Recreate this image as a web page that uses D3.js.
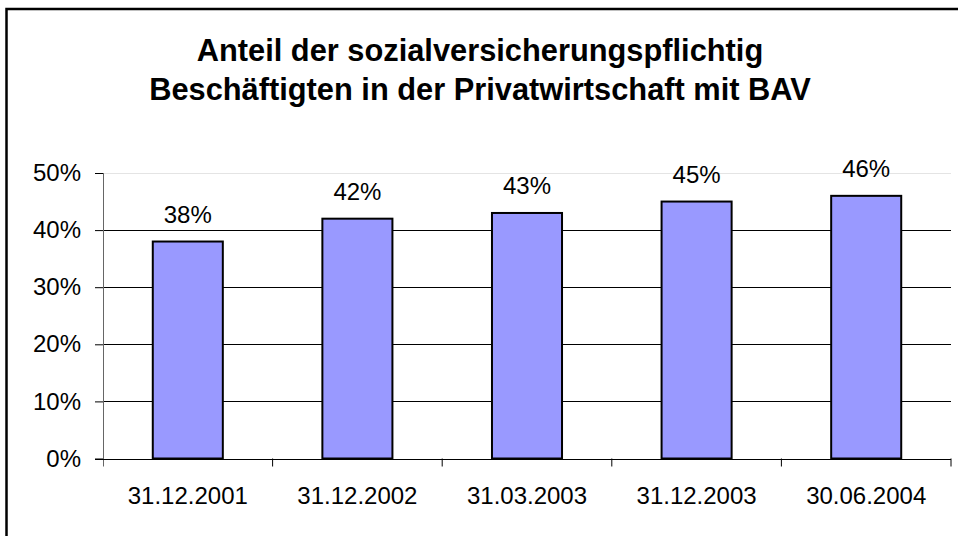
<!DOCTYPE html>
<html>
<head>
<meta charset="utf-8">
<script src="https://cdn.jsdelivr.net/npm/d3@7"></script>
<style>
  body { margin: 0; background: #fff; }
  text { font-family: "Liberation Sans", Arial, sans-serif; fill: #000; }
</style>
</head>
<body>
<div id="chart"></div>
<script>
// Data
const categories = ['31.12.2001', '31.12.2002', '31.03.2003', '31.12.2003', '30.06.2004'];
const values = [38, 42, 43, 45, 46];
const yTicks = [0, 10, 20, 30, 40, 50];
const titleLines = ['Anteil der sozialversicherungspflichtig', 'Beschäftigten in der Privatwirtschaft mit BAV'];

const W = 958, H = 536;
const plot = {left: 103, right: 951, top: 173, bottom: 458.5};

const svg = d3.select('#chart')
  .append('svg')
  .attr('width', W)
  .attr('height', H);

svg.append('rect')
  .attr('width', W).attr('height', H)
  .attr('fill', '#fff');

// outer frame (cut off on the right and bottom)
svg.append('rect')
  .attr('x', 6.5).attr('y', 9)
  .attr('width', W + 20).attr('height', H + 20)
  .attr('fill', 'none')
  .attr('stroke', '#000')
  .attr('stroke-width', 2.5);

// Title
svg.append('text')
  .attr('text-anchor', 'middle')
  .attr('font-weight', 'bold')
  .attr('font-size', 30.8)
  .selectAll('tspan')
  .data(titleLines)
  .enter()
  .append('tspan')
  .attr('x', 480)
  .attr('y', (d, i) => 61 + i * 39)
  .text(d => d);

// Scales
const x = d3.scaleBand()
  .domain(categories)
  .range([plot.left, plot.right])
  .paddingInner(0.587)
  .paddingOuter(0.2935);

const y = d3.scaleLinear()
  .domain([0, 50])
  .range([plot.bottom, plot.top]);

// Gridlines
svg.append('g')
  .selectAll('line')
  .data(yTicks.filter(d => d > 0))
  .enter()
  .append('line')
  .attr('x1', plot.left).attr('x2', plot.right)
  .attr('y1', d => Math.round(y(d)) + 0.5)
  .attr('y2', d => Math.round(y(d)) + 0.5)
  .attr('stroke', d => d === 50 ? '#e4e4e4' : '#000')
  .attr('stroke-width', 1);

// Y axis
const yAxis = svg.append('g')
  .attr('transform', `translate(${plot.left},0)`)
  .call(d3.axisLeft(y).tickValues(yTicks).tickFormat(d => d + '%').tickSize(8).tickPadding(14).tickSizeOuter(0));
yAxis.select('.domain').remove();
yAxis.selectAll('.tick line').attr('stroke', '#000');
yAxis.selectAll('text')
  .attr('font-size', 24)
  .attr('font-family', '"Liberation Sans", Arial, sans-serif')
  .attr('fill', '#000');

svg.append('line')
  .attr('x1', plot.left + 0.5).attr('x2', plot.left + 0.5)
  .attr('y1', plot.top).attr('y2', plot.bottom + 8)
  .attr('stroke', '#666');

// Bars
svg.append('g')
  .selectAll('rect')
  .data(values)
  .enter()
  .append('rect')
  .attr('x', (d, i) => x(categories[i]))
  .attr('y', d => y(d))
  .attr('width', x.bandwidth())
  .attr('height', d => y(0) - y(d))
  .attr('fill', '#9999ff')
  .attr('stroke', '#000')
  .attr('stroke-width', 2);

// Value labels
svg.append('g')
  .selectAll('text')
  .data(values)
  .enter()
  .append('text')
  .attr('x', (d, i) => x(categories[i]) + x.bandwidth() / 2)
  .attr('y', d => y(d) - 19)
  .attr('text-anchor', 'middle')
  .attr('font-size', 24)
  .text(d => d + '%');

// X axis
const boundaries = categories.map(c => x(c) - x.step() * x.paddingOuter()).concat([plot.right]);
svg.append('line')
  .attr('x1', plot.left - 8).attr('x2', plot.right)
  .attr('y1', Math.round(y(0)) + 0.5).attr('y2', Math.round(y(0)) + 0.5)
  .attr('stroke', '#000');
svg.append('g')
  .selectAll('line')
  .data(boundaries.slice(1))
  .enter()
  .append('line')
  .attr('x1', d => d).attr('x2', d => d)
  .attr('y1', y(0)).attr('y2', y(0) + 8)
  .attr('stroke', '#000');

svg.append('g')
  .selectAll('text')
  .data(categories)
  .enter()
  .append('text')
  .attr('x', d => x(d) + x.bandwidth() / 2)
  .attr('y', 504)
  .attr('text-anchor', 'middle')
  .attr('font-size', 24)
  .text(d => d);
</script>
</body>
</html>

■ Prompt
Reproduce each line exactly as it appears, omitting the pictures.

■ Exercise result
Recreate this image as a web page that uses D3.js.
<!DOCTYPE html>
<html>
<head>
<meta charset="utf-8">
<script src="https://cdn.jsdelivr.net/npm/d3@7"></script>
<style>
  body { margin: 0; background: #fff; }
  text { font-family: "Liberation Sans", Arial, sans-serif; fill: #000; }
</style>
</head>
<body>
<div id="chart"></div>
<script>
// Data
const categories = ['31.12.2001', '31.12.2002', '31.03.2003', '31.12.2003', '30.06.2004'];
const values = [38, 42, 43, 45, 46];
const yTicks = [0, 10, 20, 30, 40, 50];
const titleLines = ['Anteil der sozialversicherungspflichtig', 'Beschäftigten in der Privatwirtschaft mit BAV'];

const W = 958, H = 536;
const plot = {left: 103, right: 951, top: 173, bottom: 458.5};

const svg = d3.select('#chart')
  .append('svg')
  .attr('width', W)
  .attr('height', H);

svg.append('rect')
  .attr('width', W).attr('height', H)
  .attr('fill', '#fff');

// outer frame (cut off on the right and bottom)
svg.append('rect')
  .attr('x', 6.5).attr('y', 9)
  .attr('width', W + 20).attr('height', H + 20)
  .attr('fill', 'none')
  .attr('stroke', '#000')
  .attr('stroke-width', 2.5);

// Title
svg.append('text')
  .attr('text-anchor', 'middle')
  .attr('font-weight', 'bold')
  .attr('font-size', 30.8)
  .selectAll('tspan')
  .data(titleLines)
  .enter()
  .append('tspan')
  .attr('x', 480)
  .attr('y', (d, i) => 61 + i * 39)
  .text(d => d);

// Scales
const x = d3.scaleBand()
  .domain(categories)
  .range([plot.left, plot.right])
  .paddingInner(0.587)
  .paddingOuter(0.2935);

const y = d3.scaleLinear()
  .domain([0, 50])
  .range([plot.bottom, plot.top]);

// Gridlines
svg.append('g')
  .selectAll('line')
  .data(yTicks.filter(d => d > 0))
  .enter()
  .append('line')
  .attr('x1', plot.left).attr('x2', plot.right)
  .attr('y1', d => Math.round(y(d)) + 0.5)
  .attr('y2', d => Math.round(y(d)) + 0.5)
  .attr('stroke', d => d === 50 ? '#e4e4e4' : '#000')
  .attr('stroke-width', 1);

// Y axis
const yAxis = svg.append('g')
  .attr('transform', `translate(${plot.left},0)`)
  .call(d3.axisLeft(y).tickValues(yTicks).tickFormat(d => d + '%').tickSize(8).tickPadding(14).tickSizeOuter(0));
yAxis.select('.domain').remove();
yAxis.selectAll('.tick line').attr('stroke', '#000');
yAxis.selectAll('text')
  .attr('font-size', 24)
  .attr('font-family', '"Liberation Sans", Arial, sans-serif')
  .attr('fill', '#000');

svg.append('line')
  .attr('x1', plot.left + 0.5).attr('x2', plot.left + 0.5)
  .attr('y1', plot.top).attr('y2', plot.bottom + 8)
  .attr('stroke', '#666');

// Bars
svg.append('g')
  .selectAll('rect')
  .data(values)
  .enter()
  .append('rect')
  .attr('x', (d, i) => x(categories[i]))
  .attr('y', d => y(d))
  .attr('width', x.bandwidth())
  .attr('height', d => y(0) - y(d))
  .attr('fill', '#9999ff')
  .attr('stroke', '#000')
  .attr('stroke-width', 2);

// Value labels
svg.append('g')
  .selectAll('text')
  .data(values)
  .enter()
  .append('text')
  .attr('x', (d, i) => x(categories[i]) + x.bandwidth() / 2)
  .attr('y', d => y(d) - 19)
  .attr('text-anchor', 'middle')
  .attr('font-size', 24)
  .text(d => d + '%');

// X axis
const boundaries = categories.map(c => x(c) - x.step() * x.paddingOuter()).concat([plot.right]);
svg.append('line')
  .attr('x1', plot.left - 8).attr('x2', plot.right)
  .attr('y1', Math.round(y(0)) + 0.5).attr('y2', Math.round(y(0)) + 0.5)
  .attr('stroke', '#000');
svg.append('g')
  .selectAll('line')
  .data(boundaries.slice(1))
  .enter()
  .append('line')
  .attr('x1', d => d).attr('x2', d => d)
  .attr('y1', y(0)).attr('y2', y(0) + 8)
  .attr('stroke', '#000');

svg.append('g')
  .selectAll('text')
  .data(categories)
  .enter()
  .append('text')
  .attr('x', d => x(d) + x.bandwidth() / 2)
  .attr('y', 504)
  .attr('text-anchor', 'middle')
  .attr('font-size', 24)
  .text(d => d);
</script>
</body>
</html>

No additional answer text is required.